When the talk is about a device’s overall reliability, we know that is first and foremost a question of the components it is consisting of. Next to the ability to withstand rough operational conditions such as vibrations and shocks, it is high voltage stress that can pose a severe risk of damage to components such as capacitors in high power designs – as found in automotive applications, industrial power supplies, DC/DC, AC/DC converters, solar inverters and many more.

In those contexts, high voltage stress cannot be abolished – but there are to avoid overall and fatal product failure: The fuse function is an integral part of the Panasonic Industry Film Capacitor technology which is worth a closer look for everyone designing next-gen high voltage applications.

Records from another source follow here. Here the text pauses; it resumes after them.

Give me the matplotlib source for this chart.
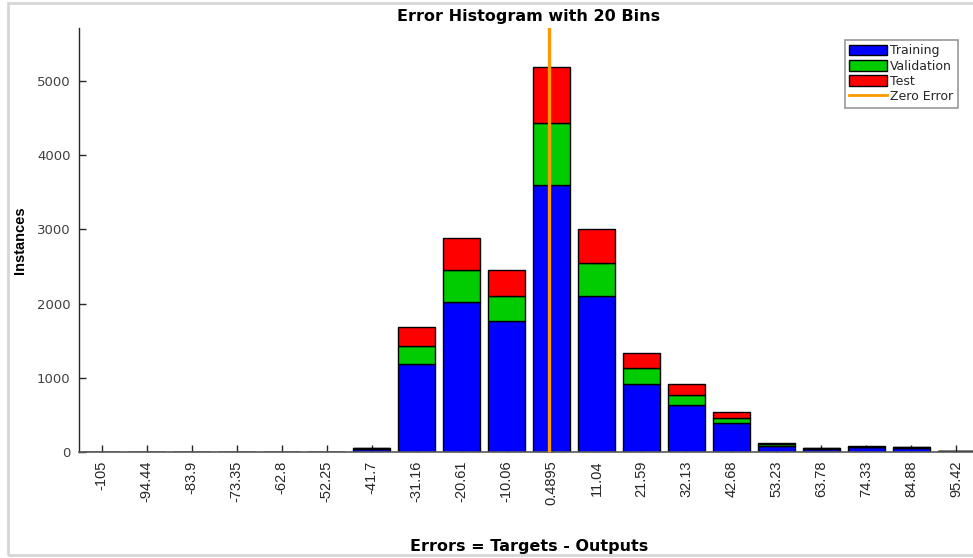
import matplotlib
matplotlib.use("Agg")
import matplotlib.pyplot as plt
from matplotlib.patches import Rectangle, Patch
from matplotlib.lines import Line2D
from matplotlib import font_manager

# Bin centres of the error histogram (Errors = Targets - Outputs)
bin_centers = [-105.0, -94.44, -83.9, -73.35, -62.8, -52.25, -41.7, -31.16, -20.61, -10.06,
               0.4895, 11.04, 21.59, 32.13, 42.68, 53.23, 63.78, 74.33, 84.88, 95.42]
tick_labels = ["-105", "-94.44", "-83.9", "-73.35", "-62.8", "-52.25", "-41.7", "-31.16",
               "-20.61", "-10.06", "0.4895", "11.04", "21.59", "32.13", "42.68", "53.23",
               "63.78", "74.33", "84.88", "95.42"]

# Instances per bin for each data split
training = [0, 0, 0, 0, 0, 0, 45, 1186, 2022, 1765, 3598, 2102, 916, 633, 391, 77, 45, 65, 55, 10]
validation = [0, 0, 0, 0, 0, 0, 5, 243, 431, 337, 836, 445, 216, 135, 67, 27, 5, 8, 6, 0]
test = [0, 0, 0, 0, 0, 0, 4, 256, 431, 351, 755, 458, 202, 148, 81, 17, 4, 7, 6, 0]

zero_error = 0.0
bin_width = 10.55

available = {f.name for f in font_manager.fontManager.ttflist}
narrow_font = "Liberation Sans Narrow" if "Liberation Sans Narrow" in available else "Liberation Sans"
plt.rcParams["font.family"] = ["DejaVu Sans"]

fig = plt.figure(figsize=(9.73, 5.58), dpi=100)
fig.patch.set_facecolor("white")

# light grey frame around the figure window
fig.patches.append(Rectangle((8 / 973, 3 / 558), 1.2, 552 / 558, transform=fig.transFigure,
                             fill=False, edgecolor="#d6d6d6", linewidth=2, zorder=0))

ax = fig.add_axes([79 / 973, 106 / 558, 900 / 973, 424 / 558])

w = bin_width * 0.81
bottom_v = list(training)
bottom_te = [t + v for t, v in zip(training, validation)]
ax.bar(bin_centers, training, width=w, color="#0000ff", edgecolor="black", linewidth=1.0, zorder=2)
ax.bar(bin_centers, validation, width=w, bottom=bottom_v, color="#00cc00", edgecolor="black",
       linewidth=1.0, zorder=2)
ax.bar(bin_centers, test, width=w, bottom=bottom_te, color="#ff0000", edgecolor="black",
       linewidth=1.0, zorder=2)

ax.axvline(zero_error, color="#ff9900", linewidth=2.4, zorder=3)

ax.set_xlim(bin_centers[0] - 0.504 * bin_width, bin_centers[-1] + 0.504 * bin_width)
ax.set_ylim(0, 5714)

ax.set_xticks(bin_centers)
ax.set_xticklabels(tick_labels, rotation=90, fontsize=10.5, family=[narrow_font, "DejaVu Sans"],
                   color="#262626")
ax.set_yticks([0, 1000, 2000, 3000, 4000, 5000])
ax.set_yticklabels(["0", "1000", "2000", "3000", "4000", "5000"], fontsize=9.5, color="#404040")
ax.tick_params(axis="both", direction="in", length=5, width=1, color="#262626")
ax.tick_params(axis="x", pad=6)
ax.tick_params(axis="y", pad=6)

for side in ("top", "right"):
    ax.spines[side].set_visible(False)
ax.spines["left"].set_color("#262626")
ax.spines["bottom"].set_color("#595959")
ax.spines["left"].set_linewidth(1.0)
ax.spines["bottom"].set_linewidth(1.2)

fig.text(529 / 973, 1 - 16 / 558, "Error Histogram with 20 Bins", ha="center", va="center",
         fontsize=11.5, fontweight="bold")
fig.text(529 / 973, 1 - 547 / 558, "Errors = Targets - Outputs", ha="center", va="center",
         fontsize=11.5, fontweight="bold")
fig.text(20 / 973, 1 - 240 / 558, "Instances", ha="center", va="center", rotation=90,
         fontsize=10.5, fontweight="bold", family="Liberation Sans")

handles = [
    Patch(facecolor="#0000ff", edgecolor="black", label="Training"),
    Patch(facecolor="#00cc00", edgecolor="black", label="Validation"),
    Patch(facecolor="#ff0000", edgecolor="black", label="Test"),
    Line2D([0], [0], color="#ff9900", linewidth=2, label="Zero Error"),
]
leg = fig.legend(handles=handles, loc="upper left", bbox_to_anchor=(845 / 973, 1 - 40 / 558),
                 fontsize=9, frameon=True, fancybox=False, edgecolor="#7f7f7f",
                 handlelength=3.0, handleheight=0.95, handletextpad=0.25, labelspacing=0.18,
                 borderpad=0.35, borderaxespad=0.0)
leg.get_frame().set_linewidth(1.2)
for t in leg.get_texts():
    t.set_color("#262626")

fig.savefig("out.png", dpi=100)
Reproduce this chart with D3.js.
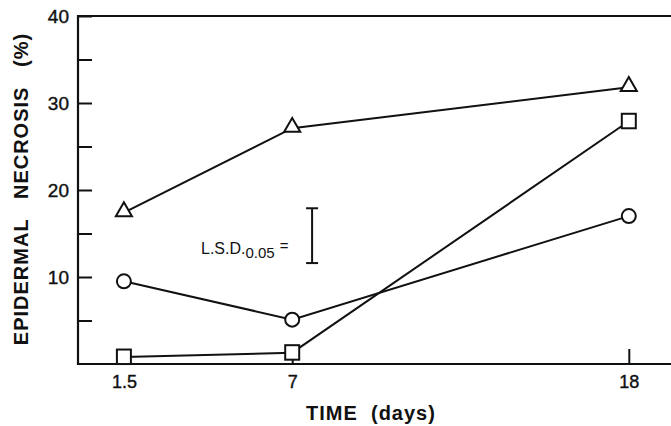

Film Caps – a brief clarification on the basic principle

Film capacitors, commonly also known as plastic film capacitors, or polymer film capacitors, are electrical capacitors utilizing an insulating plastic film as the dielectric. The dielectric film materials vary depending on required dielectric strength, primarily Polypropylene (PP), Polyester (PET), Polyphenylene sulfide (PPS) etc. The electrodes could be metallized aluminium, zinc or Al-Zn alloy applied directly to the surface of the plastic film. So far concerning the constructive essence.

 

basic principles of metallised polypropylene file capacitor

Film Caps – and the benefits of self-healing

To a certain but remarkable extent, metallized film capacitors have the ability to “repair” themselves. This so-called "self-healing" ability applies when a capacitor with metallized films has the foils exposed to each other due to dielectric breakdown under voltage stress. The combination of the foils’ thinness and the high energy density at the damaged area causes the foils to vaporize - and the capacitor stays in operation. However, when too many of such damaged areas fail in a very short period of time, metallized film capacitors short circuit upon failure. In pursuit of higher safety and higher reliability for most of the industries’ innovations, the market correspondingly shows an increased demand for film capacitors to also open upon failure.

Better safe - with patterned metallization

Responding to this growing demand, Panasonic Industry has developed film capacitors with a specific patterned metallization technology – better known as “fuse function” that emerges from a segmented thin layer of vapour-deposited aluminium.

Those segments isolate the failure caused by overvoltage, therefore the damage is only encapsulated in a few areas of the capacitor. In case too many of those areas fail in a very short period of time, the capacitor will then open in a safe manner.

general and patterned metallisation

A comparison

The difference is apparent: When “treating” dielectric material with high- or overvoltage, the un-patterned version reveals far more severe damage than the patterned fuse function film cap concept from Panasonic Industry.

high voltage stress with fuse

high voltage stress without fuse

To have a closer look, watch our comparison in motion:

This patterned fuse function should be a core criterion for everyone involved in high voltage application design and looking for the ideal type of capacitor. Or – shortly said: Better patterned than sorry!